Offices, law firms or service environments use this technique because they think it produces higher productivity. It does not. In my experience, the hardest, best workers, will do most of the work. In the process they will resent their co-workers who can hide behind the work of the group. This is true for all ‘group’ projects without assigned responsibilities.


The Great Disappearance

With group work, managers are hard pressed to identify a problem in the work and correct it. Who exactly does not seem to know what to do with x type of problem? Do I retrain the entire team? And what about work I swore I put in the basket but now, no one seems to know where it is?


True Team


A team is not created magically when you put a group of people together and call them a team. A true team is created when each person does their part and then some. When they communicate and coordinate their activities such that what is created is the best that each person could contribute with the support and help of the rest of the team. The sum is greater than the parts. You can see this today, in action, watching any team sport. A group of athletes can be called a team. But it is only when they act like a team that the word has meaning. And everyone watching can see the difference.


Counterintuitive


When everyone is responsible, no one is responsible. Assigning specific tasks and responsibilities is the job of management. When each person can come to work and know exactly what is for them to do, and that they have all the tools and training to do those things, they can feel good about their job. They can excel. They will respect their peers more, knowing that each person has their own work to do, and they are each accountable. When training supervisors and managers I have often been surprised that they were not instructed (before me) that this is part of their job. They lament, why don’t employees just see the work there is to do and do it? Often, these beginning supervisors and managers were those workers who did the majority of the work before their promotion. So, we talk about human nature and the need for clarity, open communication, and task assignment with responsibility.
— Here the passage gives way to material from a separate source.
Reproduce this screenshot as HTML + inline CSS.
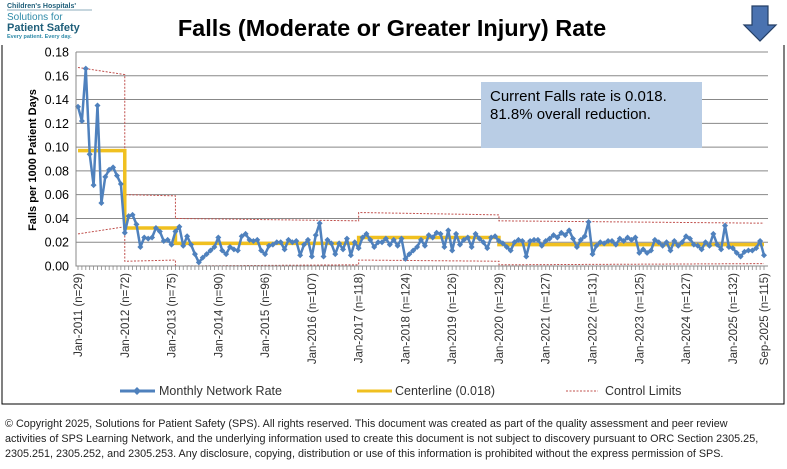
<!DOCTYPE html>
<html><head><meta charset="utf-8"><style>
body{margin:0;background:#fff;width:787px;height:469px;overflow:hidden;font-family:"Liberation Sans",sans-serif}
svg{display:block}
</style></head><body>
<svg id="c" width="787" height="469" xmlns="http://www.w3.org/2000/svg">
<g>
<text x="7" y="8" font-size="7" font-weight="bold" fill="#1f5f7a">Children's Hospitals'</text>
<line x1="7" y1="10" x2="92" y2="10" stroke="#1f5f7a" stroke-width="0.6"/>
<text x="7" y="20" font-size="10" fill="#2e8aa8">Solutions for</text>
<text x="7" y="31" font-size="11" font-weight="bold" fill="#1f5f7a">Patient Safety</text>
<text x="7" y="38" font-size="5.5" font-weight="bold" fill="#2e8aa8">Every patient. Every day.</text>
</g>
<text x="392" y="36" text-anchor="middle" font-size="23.5" font-weight="bold" fill="#000">Falls (Moderate or Greater Injury) Rate</text>
<polygon points="752,6 768,6 768,25 776,25 760,41 744,25 752,25" fill="#4a72b0" stroke="#243f66" stroke-width="1.2"/>
<path d="M2,45 V404 H784 V45" fill="none" stroke="#000" stroke-width="1"/>
<g id="grid"></g>
<g id="limits"></g>
<g id="center"></g>
<g id="series"></g>
<g id="axes"></g>
<g>
<rect x="481" y="82" width="221" height="66" fill="#b9cde5"/>
<text x="490" y="101" font-size="15" fill="#000">Current Falls rate is 0.018.</text>
<text x="490" y="119" font-size="15" fill="#000">81.8% overall reduction.</text>
</g>
<text transform="translate(36,160) rotate(-90)" text-anchor="middle" font-size="11" font-weight="bold">Falls  per 1000 Patient Days</text>
<g font-size="12.5" fill="#333">
<g><line x1="120" y1="391" x2="155" y2="391" stroke="#4f81bd" stroke-width="3"/><path d="M137,387 L141,391 L137,395 L133,391Z" fill="#4f81bd"/><text x="159" y="395">Monthly Network Rate</text></g>
<g><line x1="357" y1="391" x2="392" y2="391" stroke="#f0c020" stroke-width="3"/><text x="395" y="395">Centerline (0.018)</text></g>
<g><line x1="566" y1="391" x2="598" y2="391" stroke="#c0504d" stroke-width="1" stroke-dasharray="2,1.5"/><text x="605" y="395">Control Limits</text></g>
</g>
<g font-size="10.8" fill="#222">
<text x="5" y="427">© Copyright 2025, Solutions for Patient Safety (SPS).  All rights reserved.  This document was created as part of the quality assessment and peer review</text>
<text x="5" y="442">activities of SPS Learning Network, and the underlying information used to create this document is not subject to discovery pursuant to ORC Section 2305.25,</text>
<text x="5" y="457">2305.251, 2305.252, and 2305.253. Any disclosure, copying, distribution or use of this information is prohibited without the express permission of SPS.</text>
</g>
</svg>
<script>
const values=[0.134,0.122,0.166,0.094,0.068,0.135,0.053,0.075,0.081,0.083,0.076,0.069,
0.028,0.042,0.043,0.035,0.016,0.024,0.023,0.024,0.032,0.029,0.021,0.022,
0.018,0.029,0.033,0.017,0.025,0.018,0.010,0.003,0.007,0.010,0.013,0.016,
0.024,0.013,0.010,0.016,0.014,0.013,0.025,0.027,0.022,0.021,0.022,0.013,
0.010,0.017,0.018,0.020,0.020,0.014,0.022,0.020,0.021,0.009,0.018,0.022,
0.008,0.026,0.036,0.008,0.022,0.019,0.010,0.019,0.014,0.023,0.009,0.020,
0.015,0.024,0.027,0.022,0.016,0.020,0.020,0.023,0.018,0.022,0.017,0.023,
0.006,0.010,0.013,0.016,0.022,0.017,0.026,0.024,0.028,0.027,0.016,0.030,
0.013,0.027,0.018,0.022,0.024,0.016,0.027,0.023,0.020,0.015,0.024,0.025,
0.021,0.019,0.016,0.013,0.020,0.022,0.021,0.008,0.021,0.022,0.022,0.017,
0.021,0.023,0.026,0.024,0.028,0.026,0.030,0.023,0.016,0.022,0.025,0.037,
0.010,0.017,0.020,0.019,0.021,0.021,0.018,0.023,0.021,0.024,0.022,0.024,
0.011,0.014,0.011,0.013,0.022,0.020,0.017,0.020,0.013,0.021,0.017,0.020,
0.025,0.023,0.018,0.017,0.014,0.020,0.017,0.027,0.018,0.014,0.034,0.016,
0.015,0.011,0.008,0.012,0.013,0.013,0.015,0.021,0.009];
const phaseStarts=[0,12,25,72,108];
const phaseCenter=[0.097,0.032,0.019,0.024,0.018];
const phaseUclStart=[0.167,0.060,0.040,0.045,0.038];
const phaseUclEnd=[0.161,0.059,0.038,0.043,0.036];
const phaseLclStart=[0.027,0.004,0.000,0.005,0.001];
const phaseLclEnd=[0.033,0.005,0.001,0.004,0.002];
const yTicks=[0,0.02,0.04,0.06,0.08,0.10,0.12,0.14,0.16,0.18];
const xLabelIdx=[0,12,24,36,48,60,72,84,96,108,120,132,144,156,168,176];
const xLabels=["Jan-2011 (n=29)","Jan-2012 (n=72)","Jan-2013 (n=75)","Jan-2014 (n=90)","Jan-2015 (n=96)","Jan-2016 (n=107)","Jan-2017 (n=118)","Jan-2018 (n=124)","Jan-2019 (n=126)","Jan-2020 (n=129)","Jan-2021 (n=127)","Jan-2022 (n=131)","Jan-2023 (n=125)","Jan-2024 (n=127)","Jan-2025 (n=132)","Sep-2025 (n=115)"];
const NS="http://www.w3.org/2000/svg";
const L=76,R=768,T=52,B=266;
const n=values.length;
const x=i=>L+2+i*(R-L-6)/(n-1);
const y=v=>B-(v/0.18)*(B-T);
function mk(tag,attrs,parent){const e=document.createElementNS(NS,tag);for(const k in attrs)e.setAttribute(k,attrs[k]);parent.appendChild(e);return e;}
const grid=document.getElementById('grid'),axes=document.getElementById('axes');
yTicks.forEach(t=>{
  if(t>0){const g=mk('line',{x1:L,x2:R,y1:y(t),y2:y(t),stroke:'#888','stroke-width':1},grid);
  
  }
  const tx=mk('text',{x:L-7,y:y(t)+4.5,'text-anchor':'end','font-size':12.5,fill:'#000'},axes);
  tx.textContent=t.toFixed(2);
  
  
});
const ax=mk('path',{d:`M${L},${T} V${B} H${R}`,fill:'none',stroke:'#888','stroke-width':1},axes);


let td='';for(let i=0;i<n;i++)td+=`M${x(i)},${B} v4 `;
const tk=mk('path',{d:td,stroke:'#888','stroke-width':0.8},axes);


xLabelIdx.forEach((idx,k)=>{
  const t=mk('text',{transform:`translate(${x(idx)+4},273) rotate(-90)`,'text-anchor':'end','font-size':11.5,fill:'#333'},axes);
  t.textContent=xLabels[k];
  
  
});
const lim=document.getElementById('limits'),cen=document.getElementById('center');
let cd='',ud='',ld='';
phaseStarts.forEach((s,p)=>{
  const e=p<phaseStarts.length-1?phaseStarts[p+1]:n-1;
  const x0=x(s),x1=x(e);
  cd+=(p?'L':'M')+x0+','+y(phaseCenter[p])+' L'+x1+','+y(phaseCenter[p])+' ';
  ud+=(p?'L':'M')+x0+','+y(phaseUclStart[p])+' L'+x1+','+y(phaseUclEnd[p])+' ';
  ld+=(p?'L':'M')+x0+','+y(phaseLclStart[p])+' L'+x1+','+y(phaseLclEnd[p])+' ';
});
const u=mk('path',{d:ud,fill:'none',stroke:'#c0504d','stroke-width':1,'stroke-dasharray':'2,1.5'},lim);


const lo=mk('path',{d:ld,fill:'none',stroke:'#c0504d','stroke-width':1,'stroke-dasharray':'2,1.5'},lim);


const c=mk('path',{d:cd,fill:'none',stroke:'#f0c020','stroke-width':3.5},cen);


const ser=document.getElementById('series');
const pts=values.map((v,i)=>x(i)+','+y(v)).join(' ');
const pl=mk('polyline',{points:pts,fill:'none',stroke:'#4f81bd','stroke-width':2.5,'stroke-linejoin':'round'},ser);


values.forEach((v,i)=>{
  const X=x(i),Y=y(v);
  const d=mk('path',{d:`M${X},${Y-3} L${X+3},${Y} L${X},${Y+3} L${X-3},${Y}Z`,fill:'#4f81bd'},ser);
  
  
});
</script>
</body></html>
Example when Collecting Money

Once you have sorted your clients by type of problem they represent (see blog post Categorize for Better Action Plans), talk to your staff and partners. Divvy up the specific tasks based on the strengths of each person and their relative relationship with each specific client. One of your staff loves detective work. Great! Assign them the tasks of finding the people who have moved. If you need to find out how clients are doing that were out of work last time you spoke, have someone warm on your staff call them to check-in. Maybe they are working now and can begin a payment plan. This becomes the detailed action plan for improving your collections. And you might find that when everyone does their tasks and works together to tackle the problem, you end up with a true team.